• [Written task]: Below are records. Count every line containing the word "draws" and give the number alone.

----

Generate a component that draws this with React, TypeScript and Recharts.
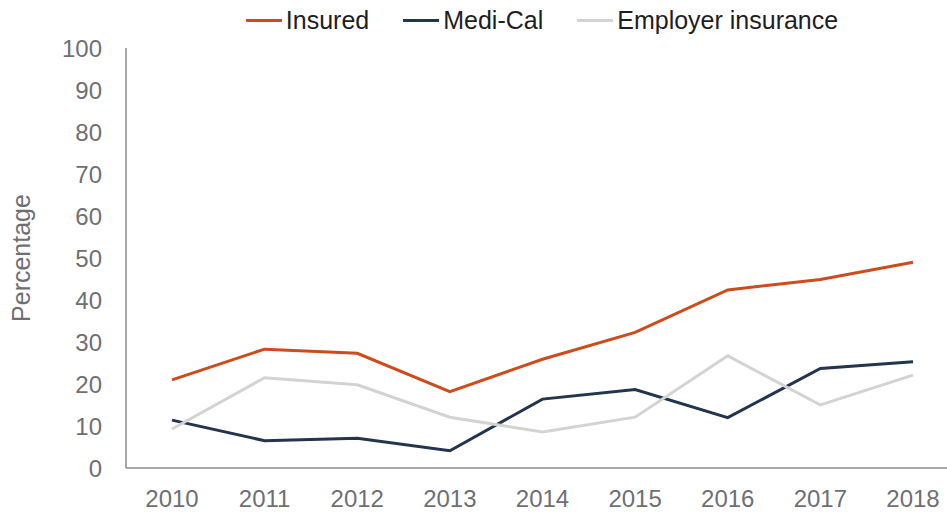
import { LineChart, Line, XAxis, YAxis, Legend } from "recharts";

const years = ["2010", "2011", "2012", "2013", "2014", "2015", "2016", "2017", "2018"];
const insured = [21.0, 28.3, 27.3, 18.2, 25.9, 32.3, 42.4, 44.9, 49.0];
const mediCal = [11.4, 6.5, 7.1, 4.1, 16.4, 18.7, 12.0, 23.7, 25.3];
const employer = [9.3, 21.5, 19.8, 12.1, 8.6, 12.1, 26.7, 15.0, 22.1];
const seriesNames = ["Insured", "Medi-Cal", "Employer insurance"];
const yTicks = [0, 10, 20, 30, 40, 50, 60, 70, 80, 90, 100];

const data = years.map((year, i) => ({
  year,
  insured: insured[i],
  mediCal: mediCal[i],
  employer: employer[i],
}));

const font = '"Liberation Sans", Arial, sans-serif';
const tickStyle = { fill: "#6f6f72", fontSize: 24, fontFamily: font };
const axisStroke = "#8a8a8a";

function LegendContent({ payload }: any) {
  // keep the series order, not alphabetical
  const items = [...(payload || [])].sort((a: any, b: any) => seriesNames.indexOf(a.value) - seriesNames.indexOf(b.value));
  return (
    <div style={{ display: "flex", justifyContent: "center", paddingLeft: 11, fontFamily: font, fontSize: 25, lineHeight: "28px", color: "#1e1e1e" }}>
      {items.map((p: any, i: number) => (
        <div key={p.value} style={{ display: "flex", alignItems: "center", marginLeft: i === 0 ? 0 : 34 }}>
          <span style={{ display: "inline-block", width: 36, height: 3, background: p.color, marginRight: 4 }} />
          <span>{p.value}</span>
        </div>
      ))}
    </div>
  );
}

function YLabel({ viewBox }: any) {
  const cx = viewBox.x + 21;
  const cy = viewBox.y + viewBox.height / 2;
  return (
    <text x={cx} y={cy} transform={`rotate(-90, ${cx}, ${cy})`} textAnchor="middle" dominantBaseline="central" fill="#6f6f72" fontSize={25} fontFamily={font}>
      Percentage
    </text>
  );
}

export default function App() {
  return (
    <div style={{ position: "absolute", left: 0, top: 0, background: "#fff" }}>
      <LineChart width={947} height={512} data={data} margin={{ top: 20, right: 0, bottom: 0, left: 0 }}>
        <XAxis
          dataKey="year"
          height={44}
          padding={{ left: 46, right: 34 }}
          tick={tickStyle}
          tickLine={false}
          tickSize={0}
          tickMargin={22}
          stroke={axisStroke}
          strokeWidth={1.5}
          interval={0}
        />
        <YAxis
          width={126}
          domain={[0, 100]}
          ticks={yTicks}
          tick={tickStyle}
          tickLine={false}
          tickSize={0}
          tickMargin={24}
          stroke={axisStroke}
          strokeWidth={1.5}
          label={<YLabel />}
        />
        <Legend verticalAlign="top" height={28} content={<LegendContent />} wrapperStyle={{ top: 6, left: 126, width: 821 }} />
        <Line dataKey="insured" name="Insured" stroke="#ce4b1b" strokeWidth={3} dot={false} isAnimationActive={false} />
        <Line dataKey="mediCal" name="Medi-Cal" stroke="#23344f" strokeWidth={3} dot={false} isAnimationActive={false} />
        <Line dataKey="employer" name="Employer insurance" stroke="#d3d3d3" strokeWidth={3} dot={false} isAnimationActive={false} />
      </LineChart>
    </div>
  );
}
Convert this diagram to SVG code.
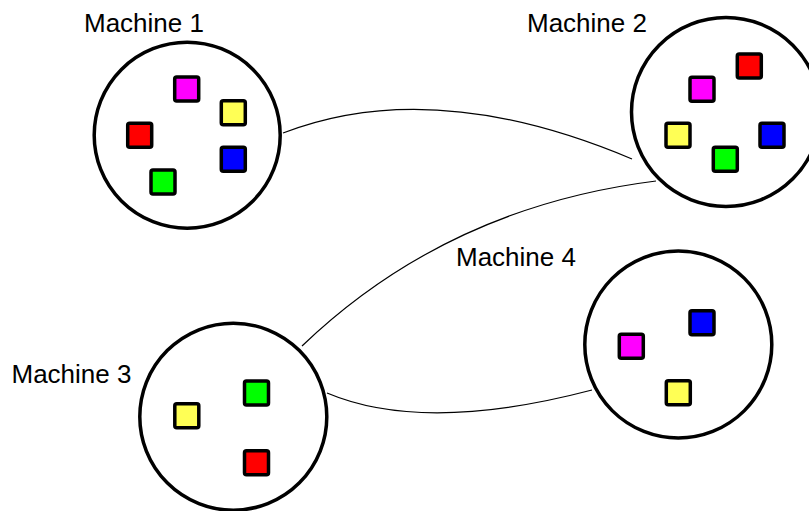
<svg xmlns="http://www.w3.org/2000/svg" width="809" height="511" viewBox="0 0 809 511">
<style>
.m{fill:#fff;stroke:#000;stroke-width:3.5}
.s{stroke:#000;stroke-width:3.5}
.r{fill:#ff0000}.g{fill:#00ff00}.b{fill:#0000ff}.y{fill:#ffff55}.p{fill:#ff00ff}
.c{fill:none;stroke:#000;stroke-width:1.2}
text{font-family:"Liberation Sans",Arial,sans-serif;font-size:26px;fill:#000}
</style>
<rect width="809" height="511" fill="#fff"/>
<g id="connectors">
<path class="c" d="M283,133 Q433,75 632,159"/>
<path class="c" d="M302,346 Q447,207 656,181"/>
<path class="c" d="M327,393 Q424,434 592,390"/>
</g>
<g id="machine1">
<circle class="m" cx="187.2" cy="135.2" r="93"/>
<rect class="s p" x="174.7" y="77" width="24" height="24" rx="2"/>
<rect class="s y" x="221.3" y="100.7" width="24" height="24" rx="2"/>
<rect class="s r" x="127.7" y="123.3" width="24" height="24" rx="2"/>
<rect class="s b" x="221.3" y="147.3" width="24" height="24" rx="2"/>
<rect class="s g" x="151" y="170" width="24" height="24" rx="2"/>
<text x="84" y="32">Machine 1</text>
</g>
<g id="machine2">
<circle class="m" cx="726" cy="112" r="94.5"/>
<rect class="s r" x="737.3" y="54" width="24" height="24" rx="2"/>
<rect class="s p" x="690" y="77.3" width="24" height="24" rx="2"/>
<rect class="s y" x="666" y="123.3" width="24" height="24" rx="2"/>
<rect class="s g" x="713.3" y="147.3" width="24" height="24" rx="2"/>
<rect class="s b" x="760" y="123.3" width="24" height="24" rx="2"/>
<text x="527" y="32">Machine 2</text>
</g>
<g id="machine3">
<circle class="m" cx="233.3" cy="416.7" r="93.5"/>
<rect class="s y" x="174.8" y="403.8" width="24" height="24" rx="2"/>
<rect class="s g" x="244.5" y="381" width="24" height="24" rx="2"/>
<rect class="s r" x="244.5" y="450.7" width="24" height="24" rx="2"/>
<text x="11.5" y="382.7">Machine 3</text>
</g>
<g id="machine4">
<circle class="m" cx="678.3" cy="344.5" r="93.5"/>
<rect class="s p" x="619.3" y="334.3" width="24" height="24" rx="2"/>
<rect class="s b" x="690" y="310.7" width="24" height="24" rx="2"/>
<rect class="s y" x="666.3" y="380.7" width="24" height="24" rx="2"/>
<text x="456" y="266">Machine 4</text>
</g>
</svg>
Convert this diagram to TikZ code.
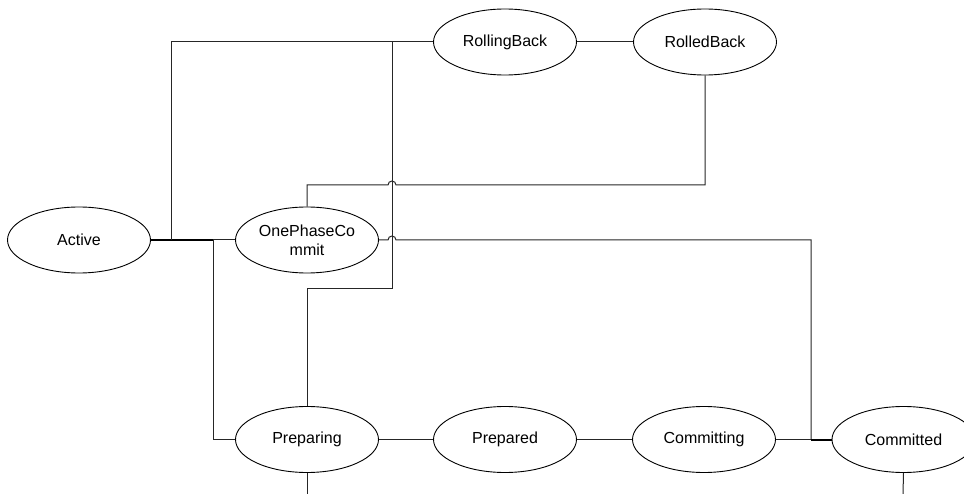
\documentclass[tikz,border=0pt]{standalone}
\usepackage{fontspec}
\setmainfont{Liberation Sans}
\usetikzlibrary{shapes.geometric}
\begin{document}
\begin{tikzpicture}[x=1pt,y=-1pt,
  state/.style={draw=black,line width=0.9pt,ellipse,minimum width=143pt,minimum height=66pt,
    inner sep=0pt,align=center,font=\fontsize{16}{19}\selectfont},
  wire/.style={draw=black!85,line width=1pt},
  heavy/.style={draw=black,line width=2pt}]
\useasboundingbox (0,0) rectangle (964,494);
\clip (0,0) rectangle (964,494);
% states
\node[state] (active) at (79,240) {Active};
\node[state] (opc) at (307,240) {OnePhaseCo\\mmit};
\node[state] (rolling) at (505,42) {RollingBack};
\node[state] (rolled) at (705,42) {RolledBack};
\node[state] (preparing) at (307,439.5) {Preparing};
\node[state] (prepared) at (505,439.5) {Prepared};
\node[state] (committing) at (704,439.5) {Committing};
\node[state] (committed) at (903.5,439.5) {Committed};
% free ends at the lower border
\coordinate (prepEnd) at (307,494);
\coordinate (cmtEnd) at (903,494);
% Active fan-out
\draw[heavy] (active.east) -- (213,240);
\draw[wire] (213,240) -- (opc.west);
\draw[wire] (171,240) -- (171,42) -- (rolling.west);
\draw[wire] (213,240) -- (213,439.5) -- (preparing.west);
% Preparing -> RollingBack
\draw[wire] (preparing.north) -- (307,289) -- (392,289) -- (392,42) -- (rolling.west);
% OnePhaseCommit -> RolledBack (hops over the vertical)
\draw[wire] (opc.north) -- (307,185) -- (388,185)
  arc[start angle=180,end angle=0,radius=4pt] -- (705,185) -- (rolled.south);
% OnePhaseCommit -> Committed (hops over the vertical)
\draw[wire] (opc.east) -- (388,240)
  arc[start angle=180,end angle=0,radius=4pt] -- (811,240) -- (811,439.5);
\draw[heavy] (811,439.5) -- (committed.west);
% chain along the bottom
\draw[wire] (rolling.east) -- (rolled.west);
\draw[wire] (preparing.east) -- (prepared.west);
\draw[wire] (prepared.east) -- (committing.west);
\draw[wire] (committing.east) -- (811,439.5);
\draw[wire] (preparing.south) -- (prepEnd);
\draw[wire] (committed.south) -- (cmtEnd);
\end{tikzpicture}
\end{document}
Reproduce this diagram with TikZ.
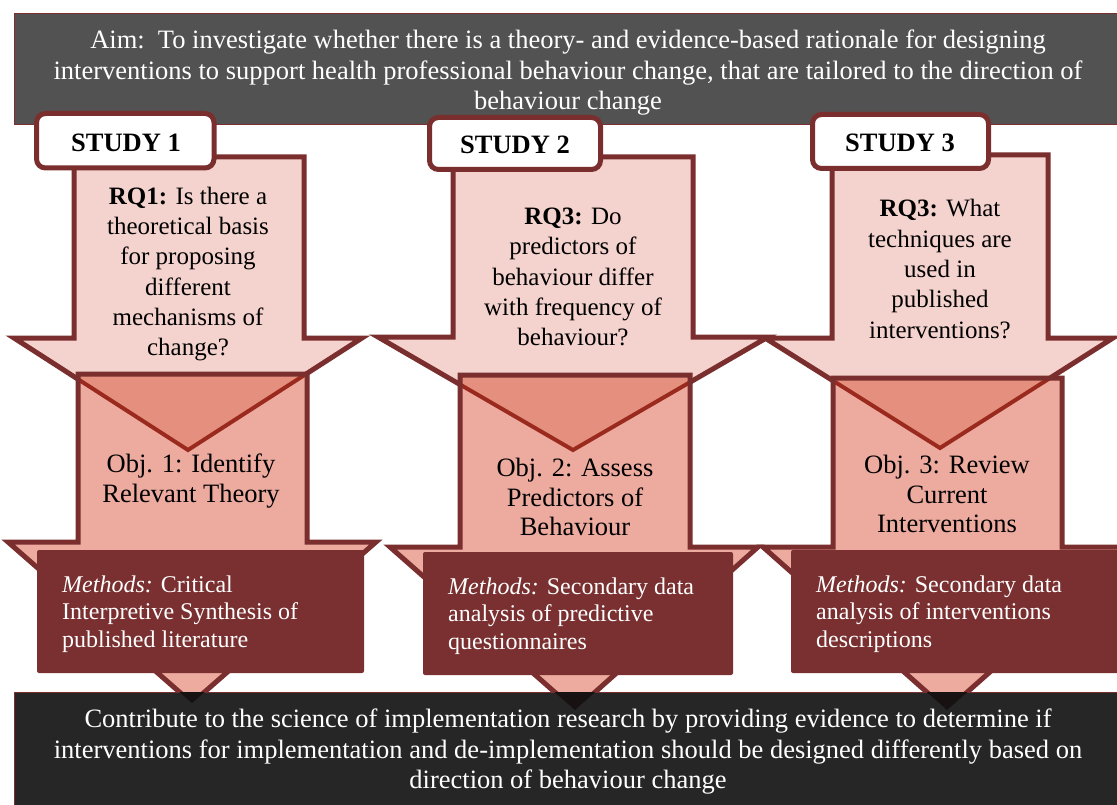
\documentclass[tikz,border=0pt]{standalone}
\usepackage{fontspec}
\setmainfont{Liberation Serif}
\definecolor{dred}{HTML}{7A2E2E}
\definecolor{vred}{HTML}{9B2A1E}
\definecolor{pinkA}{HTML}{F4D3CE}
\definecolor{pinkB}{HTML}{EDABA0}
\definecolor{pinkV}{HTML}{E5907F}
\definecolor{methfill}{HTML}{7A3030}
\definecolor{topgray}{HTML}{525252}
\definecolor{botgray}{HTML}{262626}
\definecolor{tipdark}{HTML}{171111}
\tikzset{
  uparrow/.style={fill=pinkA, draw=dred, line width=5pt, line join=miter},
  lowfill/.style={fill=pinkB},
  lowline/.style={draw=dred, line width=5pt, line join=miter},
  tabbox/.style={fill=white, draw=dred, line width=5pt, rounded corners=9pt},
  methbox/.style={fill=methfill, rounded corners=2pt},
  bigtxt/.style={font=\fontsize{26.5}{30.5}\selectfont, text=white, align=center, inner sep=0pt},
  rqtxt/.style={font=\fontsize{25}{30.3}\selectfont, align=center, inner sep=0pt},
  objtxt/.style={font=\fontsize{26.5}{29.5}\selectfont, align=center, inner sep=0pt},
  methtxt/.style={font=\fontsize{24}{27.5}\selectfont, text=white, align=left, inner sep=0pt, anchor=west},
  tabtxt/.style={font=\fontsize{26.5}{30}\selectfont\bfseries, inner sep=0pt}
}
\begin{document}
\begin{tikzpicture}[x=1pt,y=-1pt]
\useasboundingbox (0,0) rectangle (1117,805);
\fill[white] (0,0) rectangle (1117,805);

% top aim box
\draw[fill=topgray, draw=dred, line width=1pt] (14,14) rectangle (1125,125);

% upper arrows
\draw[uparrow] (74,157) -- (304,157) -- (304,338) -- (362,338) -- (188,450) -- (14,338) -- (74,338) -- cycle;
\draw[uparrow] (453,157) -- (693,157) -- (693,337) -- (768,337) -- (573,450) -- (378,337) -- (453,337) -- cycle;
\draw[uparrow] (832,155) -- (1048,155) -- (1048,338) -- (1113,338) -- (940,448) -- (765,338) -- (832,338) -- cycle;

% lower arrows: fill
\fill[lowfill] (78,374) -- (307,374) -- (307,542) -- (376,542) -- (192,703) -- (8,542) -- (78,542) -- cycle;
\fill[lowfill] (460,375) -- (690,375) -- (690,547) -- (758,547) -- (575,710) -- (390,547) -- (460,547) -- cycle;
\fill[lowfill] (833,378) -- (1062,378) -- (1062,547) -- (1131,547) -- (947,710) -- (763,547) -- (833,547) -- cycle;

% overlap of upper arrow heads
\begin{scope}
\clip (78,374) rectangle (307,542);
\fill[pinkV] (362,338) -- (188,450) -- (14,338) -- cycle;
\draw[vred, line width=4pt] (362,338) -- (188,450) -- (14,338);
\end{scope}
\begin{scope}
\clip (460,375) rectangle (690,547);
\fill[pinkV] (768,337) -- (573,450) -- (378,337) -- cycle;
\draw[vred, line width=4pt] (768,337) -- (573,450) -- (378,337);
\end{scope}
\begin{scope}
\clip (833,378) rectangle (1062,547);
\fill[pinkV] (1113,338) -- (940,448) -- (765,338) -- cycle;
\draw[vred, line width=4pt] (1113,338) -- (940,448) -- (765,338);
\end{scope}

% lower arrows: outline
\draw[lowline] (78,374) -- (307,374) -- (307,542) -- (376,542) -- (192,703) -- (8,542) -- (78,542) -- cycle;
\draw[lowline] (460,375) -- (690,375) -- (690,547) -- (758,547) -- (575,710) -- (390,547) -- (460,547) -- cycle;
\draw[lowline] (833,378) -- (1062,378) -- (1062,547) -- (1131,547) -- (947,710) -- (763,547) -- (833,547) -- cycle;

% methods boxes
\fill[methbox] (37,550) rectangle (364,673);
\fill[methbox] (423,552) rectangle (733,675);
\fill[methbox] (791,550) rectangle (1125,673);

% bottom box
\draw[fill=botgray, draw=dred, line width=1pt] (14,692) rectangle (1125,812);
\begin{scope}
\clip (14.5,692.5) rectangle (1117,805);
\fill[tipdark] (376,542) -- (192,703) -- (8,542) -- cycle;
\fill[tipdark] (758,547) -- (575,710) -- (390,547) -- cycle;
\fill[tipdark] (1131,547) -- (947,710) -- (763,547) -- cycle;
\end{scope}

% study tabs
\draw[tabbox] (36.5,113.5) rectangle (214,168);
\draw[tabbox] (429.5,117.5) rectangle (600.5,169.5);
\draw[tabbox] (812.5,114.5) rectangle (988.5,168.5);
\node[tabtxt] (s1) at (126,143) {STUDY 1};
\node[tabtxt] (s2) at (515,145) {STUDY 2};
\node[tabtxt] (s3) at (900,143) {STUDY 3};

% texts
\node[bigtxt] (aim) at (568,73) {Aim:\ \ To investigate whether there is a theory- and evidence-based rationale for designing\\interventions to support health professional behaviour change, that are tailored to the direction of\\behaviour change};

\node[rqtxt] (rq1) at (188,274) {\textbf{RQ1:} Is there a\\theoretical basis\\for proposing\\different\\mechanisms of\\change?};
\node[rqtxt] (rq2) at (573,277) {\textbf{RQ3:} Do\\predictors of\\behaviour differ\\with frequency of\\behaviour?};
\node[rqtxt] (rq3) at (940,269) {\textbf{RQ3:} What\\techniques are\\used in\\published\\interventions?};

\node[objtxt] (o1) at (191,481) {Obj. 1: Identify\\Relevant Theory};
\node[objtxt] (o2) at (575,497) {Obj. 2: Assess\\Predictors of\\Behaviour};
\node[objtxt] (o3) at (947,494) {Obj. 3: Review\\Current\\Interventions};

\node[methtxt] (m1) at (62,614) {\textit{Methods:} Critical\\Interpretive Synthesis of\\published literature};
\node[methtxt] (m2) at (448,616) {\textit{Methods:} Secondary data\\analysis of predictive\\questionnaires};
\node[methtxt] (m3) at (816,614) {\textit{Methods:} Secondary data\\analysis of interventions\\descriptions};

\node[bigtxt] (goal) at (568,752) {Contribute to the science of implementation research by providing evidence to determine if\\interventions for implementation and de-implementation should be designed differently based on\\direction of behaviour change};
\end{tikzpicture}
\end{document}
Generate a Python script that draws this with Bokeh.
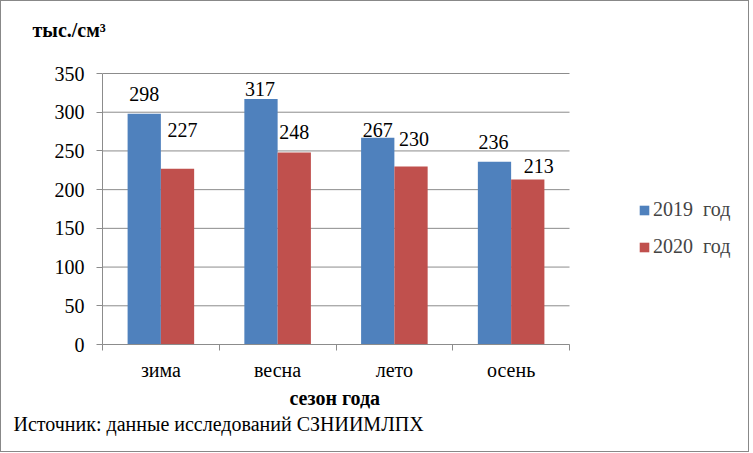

----

• [Written solution]: 2